* DATA IN THIS EXERCISE:
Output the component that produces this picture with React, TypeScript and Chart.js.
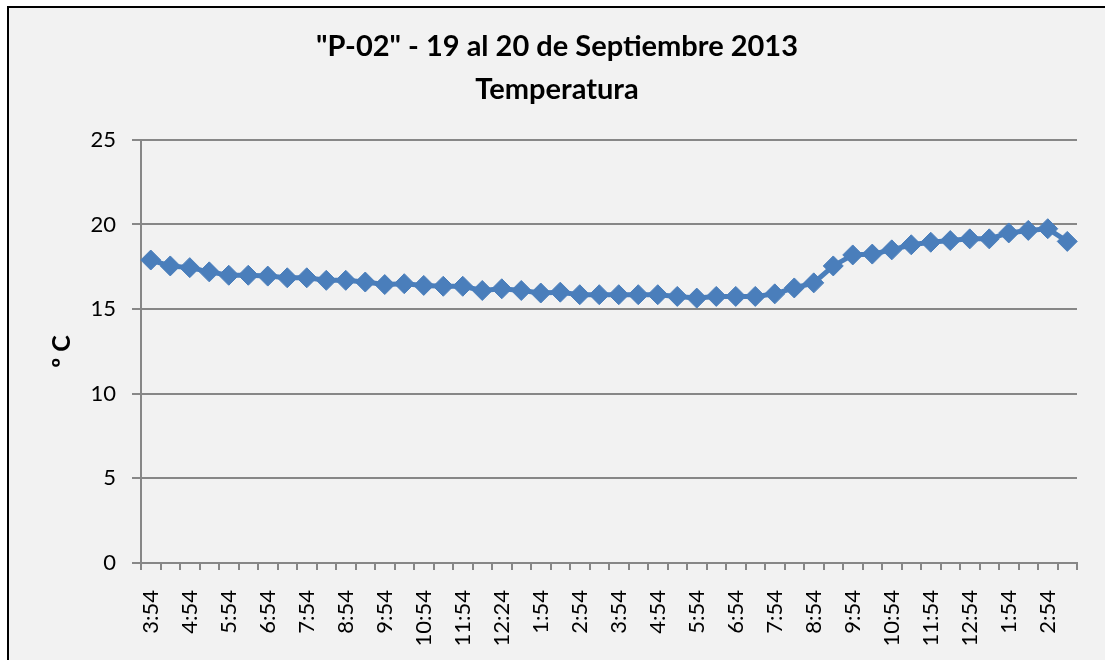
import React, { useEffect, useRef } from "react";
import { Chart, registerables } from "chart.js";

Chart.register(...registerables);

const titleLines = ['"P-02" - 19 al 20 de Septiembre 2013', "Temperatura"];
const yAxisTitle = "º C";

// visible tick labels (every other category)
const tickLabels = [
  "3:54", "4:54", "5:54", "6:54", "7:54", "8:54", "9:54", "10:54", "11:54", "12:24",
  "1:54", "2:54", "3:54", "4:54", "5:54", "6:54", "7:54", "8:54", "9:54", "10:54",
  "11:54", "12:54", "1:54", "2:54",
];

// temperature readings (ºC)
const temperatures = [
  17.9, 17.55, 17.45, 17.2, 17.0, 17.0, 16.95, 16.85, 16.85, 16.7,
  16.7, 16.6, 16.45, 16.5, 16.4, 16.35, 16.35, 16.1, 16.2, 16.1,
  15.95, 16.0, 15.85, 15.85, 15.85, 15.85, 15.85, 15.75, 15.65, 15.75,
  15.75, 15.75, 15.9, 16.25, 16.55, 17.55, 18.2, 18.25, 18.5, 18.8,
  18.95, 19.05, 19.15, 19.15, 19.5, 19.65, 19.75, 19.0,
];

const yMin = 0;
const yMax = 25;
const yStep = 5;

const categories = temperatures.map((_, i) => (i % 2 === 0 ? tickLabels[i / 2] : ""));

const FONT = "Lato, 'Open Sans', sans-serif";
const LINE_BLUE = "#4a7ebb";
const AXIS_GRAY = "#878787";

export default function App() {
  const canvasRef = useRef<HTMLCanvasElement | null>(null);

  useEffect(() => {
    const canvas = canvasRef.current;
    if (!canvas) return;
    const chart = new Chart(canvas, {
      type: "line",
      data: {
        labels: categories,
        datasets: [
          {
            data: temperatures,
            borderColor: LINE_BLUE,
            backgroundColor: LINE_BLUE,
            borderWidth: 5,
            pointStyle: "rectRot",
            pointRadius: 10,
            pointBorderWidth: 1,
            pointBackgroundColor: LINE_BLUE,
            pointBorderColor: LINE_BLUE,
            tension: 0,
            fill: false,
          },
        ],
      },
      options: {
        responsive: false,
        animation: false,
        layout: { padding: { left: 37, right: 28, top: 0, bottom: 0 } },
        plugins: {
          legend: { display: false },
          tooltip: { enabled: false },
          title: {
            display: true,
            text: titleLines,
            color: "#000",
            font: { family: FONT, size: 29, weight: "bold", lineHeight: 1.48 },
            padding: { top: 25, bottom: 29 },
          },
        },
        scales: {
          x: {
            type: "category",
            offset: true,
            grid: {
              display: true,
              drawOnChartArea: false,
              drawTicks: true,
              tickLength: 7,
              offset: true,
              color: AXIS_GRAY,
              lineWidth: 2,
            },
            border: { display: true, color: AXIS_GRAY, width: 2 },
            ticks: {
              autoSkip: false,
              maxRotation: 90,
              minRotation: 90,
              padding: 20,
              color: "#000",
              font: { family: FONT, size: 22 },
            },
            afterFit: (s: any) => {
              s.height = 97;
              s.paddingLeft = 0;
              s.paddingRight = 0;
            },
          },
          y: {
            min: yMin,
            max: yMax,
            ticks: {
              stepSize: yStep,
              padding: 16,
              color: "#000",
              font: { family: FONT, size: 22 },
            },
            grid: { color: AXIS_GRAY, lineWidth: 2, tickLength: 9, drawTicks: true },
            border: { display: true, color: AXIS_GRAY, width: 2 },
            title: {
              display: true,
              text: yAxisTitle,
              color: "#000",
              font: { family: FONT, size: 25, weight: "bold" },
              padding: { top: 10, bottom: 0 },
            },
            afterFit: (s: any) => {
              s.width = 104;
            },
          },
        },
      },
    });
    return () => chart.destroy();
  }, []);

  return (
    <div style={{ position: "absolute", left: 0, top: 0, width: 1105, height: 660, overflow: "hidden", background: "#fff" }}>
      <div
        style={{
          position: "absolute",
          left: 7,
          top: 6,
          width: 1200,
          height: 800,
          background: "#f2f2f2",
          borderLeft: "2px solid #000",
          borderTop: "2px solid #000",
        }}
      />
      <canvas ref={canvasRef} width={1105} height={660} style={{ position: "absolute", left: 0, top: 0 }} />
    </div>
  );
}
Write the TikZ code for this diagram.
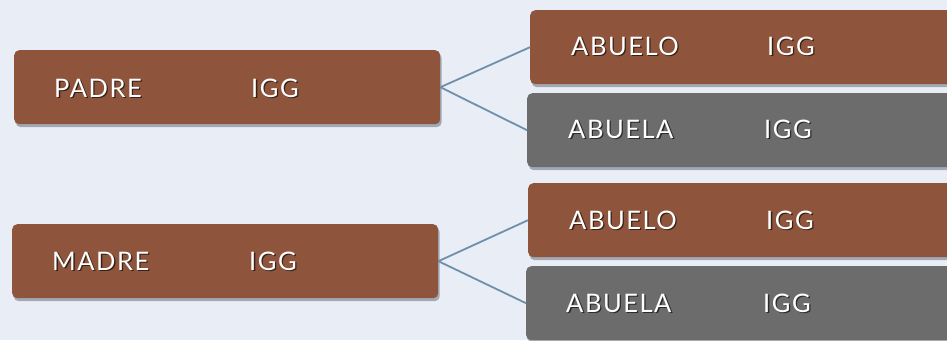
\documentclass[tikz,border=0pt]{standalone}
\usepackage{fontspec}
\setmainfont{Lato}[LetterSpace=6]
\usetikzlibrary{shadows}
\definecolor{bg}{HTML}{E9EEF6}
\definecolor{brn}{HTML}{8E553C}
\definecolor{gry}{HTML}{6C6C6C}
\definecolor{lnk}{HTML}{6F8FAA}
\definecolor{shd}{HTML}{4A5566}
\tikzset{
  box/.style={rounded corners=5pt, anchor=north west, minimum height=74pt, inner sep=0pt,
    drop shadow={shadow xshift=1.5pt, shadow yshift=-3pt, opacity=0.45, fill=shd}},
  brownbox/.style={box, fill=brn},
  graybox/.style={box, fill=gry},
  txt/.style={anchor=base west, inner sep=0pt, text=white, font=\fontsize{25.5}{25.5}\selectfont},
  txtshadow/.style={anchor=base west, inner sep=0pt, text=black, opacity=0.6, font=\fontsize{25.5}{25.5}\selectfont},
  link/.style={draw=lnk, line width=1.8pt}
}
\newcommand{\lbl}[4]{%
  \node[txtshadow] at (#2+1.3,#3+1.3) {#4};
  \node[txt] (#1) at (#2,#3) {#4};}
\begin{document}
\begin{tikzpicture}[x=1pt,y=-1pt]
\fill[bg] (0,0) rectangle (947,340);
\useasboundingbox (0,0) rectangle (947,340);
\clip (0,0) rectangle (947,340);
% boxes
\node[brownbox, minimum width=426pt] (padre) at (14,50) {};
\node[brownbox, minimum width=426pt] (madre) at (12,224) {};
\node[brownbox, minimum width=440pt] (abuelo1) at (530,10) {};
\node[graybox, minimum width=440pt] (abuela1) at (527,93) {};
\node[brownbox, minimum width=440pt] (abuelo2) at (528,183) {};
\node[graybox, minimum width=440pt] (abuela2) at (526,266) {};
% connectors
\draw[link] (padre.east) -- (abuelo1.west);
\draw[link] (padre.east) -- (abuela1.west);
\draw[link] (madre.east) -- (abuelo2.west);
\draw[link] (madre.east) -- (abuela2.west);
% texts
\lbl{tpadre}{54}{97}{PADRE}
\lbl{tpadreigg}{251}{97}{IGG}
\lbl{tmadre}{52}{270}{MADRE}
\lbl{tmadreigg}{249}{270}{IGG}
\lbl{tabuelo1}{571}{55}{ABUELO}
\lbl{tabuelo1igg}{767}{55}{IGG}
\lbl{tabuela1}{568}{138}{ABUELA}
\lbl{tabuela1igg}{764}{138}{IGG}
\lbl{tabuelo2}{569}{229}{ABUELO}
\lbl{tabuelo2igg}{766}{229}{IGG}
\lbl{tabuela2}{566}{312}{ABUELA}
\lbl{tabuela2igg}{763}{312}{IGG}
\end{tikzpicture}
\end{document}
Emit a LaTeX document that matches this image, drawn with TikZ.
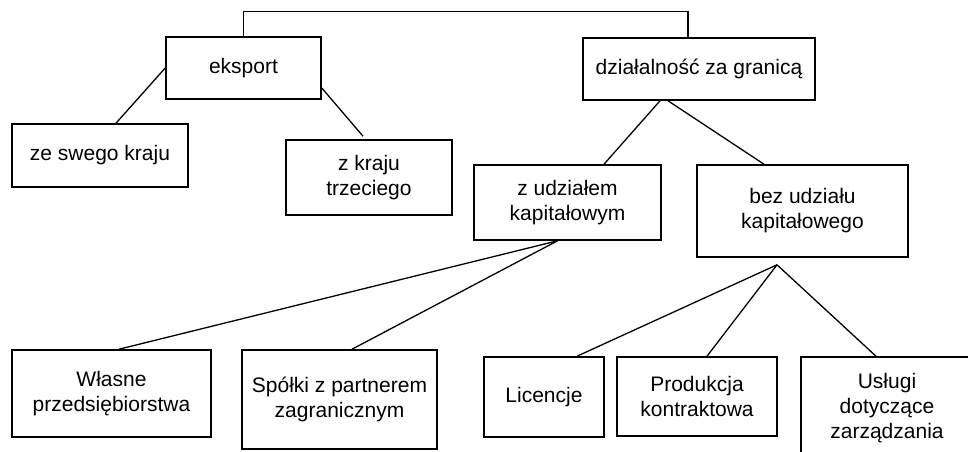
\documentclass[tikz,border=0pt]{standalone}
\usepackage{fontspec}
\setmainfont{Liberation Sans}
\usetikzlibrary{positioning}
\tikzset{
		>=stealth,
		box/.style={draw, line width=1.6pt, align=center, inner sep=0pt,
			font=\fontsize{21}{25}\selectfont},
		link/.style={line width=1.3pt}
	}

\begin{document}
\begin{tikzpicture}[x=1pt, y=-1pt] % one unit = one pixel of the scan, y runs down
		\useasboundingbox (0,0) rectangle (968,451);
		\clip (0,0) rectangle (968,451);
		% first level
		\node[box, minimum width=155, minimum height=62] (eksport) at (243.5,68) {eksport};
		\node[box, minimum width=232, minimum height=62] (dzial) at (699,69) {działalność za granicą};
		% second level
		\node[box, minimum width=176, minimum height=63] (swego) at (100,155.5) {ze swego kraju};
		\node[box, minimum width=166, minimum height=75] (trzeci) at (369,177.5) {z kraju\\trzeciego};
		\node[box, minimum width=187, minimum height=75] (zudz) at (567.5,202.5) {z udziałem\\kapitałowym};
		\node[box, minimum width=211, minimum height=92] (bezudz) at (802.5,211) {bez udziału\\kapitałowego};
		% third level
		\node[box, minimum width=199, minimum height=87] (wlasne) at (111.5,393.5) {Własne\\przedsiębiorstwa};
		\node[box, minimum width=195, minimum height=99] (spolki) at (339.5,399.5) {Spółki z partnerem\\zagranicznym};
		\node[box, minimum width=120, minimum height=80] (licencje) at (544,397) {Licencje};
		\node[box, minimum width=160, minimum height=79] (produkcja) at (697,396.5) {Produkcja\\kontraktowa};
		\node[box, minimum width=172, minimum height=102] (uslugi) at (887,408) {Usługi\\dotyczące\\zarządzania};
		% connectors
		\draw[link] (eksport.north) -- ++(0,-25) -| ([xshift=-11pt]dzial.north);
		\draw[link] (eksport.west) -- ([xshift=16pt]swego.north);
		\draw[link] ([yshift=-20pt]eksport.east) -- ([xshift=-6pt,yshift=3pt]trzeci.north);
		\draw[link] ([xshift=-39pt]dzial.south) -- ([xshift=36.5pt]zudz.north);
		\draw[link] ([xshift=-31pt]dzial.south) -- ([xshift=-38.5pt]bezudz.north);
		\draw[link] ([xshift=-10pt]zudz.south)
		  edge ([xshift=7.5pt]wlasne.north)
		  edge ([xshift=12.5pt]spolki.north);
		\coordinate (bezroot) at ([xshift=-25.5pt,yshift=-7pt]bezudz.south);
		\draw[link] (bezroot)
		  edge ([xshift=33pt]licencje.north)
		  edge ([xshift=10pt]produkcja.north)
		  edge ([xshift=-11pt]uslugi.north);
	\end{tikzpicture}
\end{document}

* PROMPT: Only the lines from the start of the material through the line containing "const canvasRef = useRef<HTMLCanvasElement" should be transcribed. Pictures stay out.

* TASK RESPONSE:
Output the component that produces this picture with React, TypeScript and Chart.js.
import React, { useEffect, useRef } from "react";
import { Chart, registerables } from "chart.js";

Chart.register(...registerables);

const titleLines = ['"P-02" - 19 al 20 de Septiembre 2013', "Temperatura"];
const yAxisTitle = "º C";

// visible tick labels (every other category)
const tickLabels = [
  "3:54", "4:54", "5:54", "6:54", "7:54", "8:54", "9:54", "10:54", "11:54", "12:24",
  "1:54", "2:54", "3:54", "4:54", "5:54", "6:54", "7:54", "8:54", "9:54", "10:54",
  "11:54", "12:54", "1:54", "2:54",
];

// temperature readings (ºC)
const temperatures = [
  17.9, 17.55, 17.45, 17.2, 17.0, 17.0, 16.95, 16.85, 16.85, 16.7,
  16.7, 16.6, 16.45, 16.5, 16.4, 16.35, 16.35, 16.1, 16.2, 16.1,
  15.95, 16.0, 15.85, 15.85, 15.85, 15.85, 15.85, 15.75, 15.65, 15.75,
  15.75, 15.75, 15.9, 16.25, 16.55, 17.55, 18.2, 18.25, 18.5, 18.8,
  18.95, 19.05, 19.15, 19.15, 19.5, 19.65, 19.75, 19.0,
];

const yMin = 0;
const yMax = 25;
const yStep = 5;

const categories = temperatures.map((_, i) => (i % 2 === 0 ? tickLabels[i / 2] : ""));

const FONT = "Lato, 'Open Sans', sans-serif";
const LINE_BLUE = "#4a7ebb";
const AXIS_GRAY = "#878787";

export default function App() {
  const canvasRef = useRef<HTMLCanvasElement | null>(null);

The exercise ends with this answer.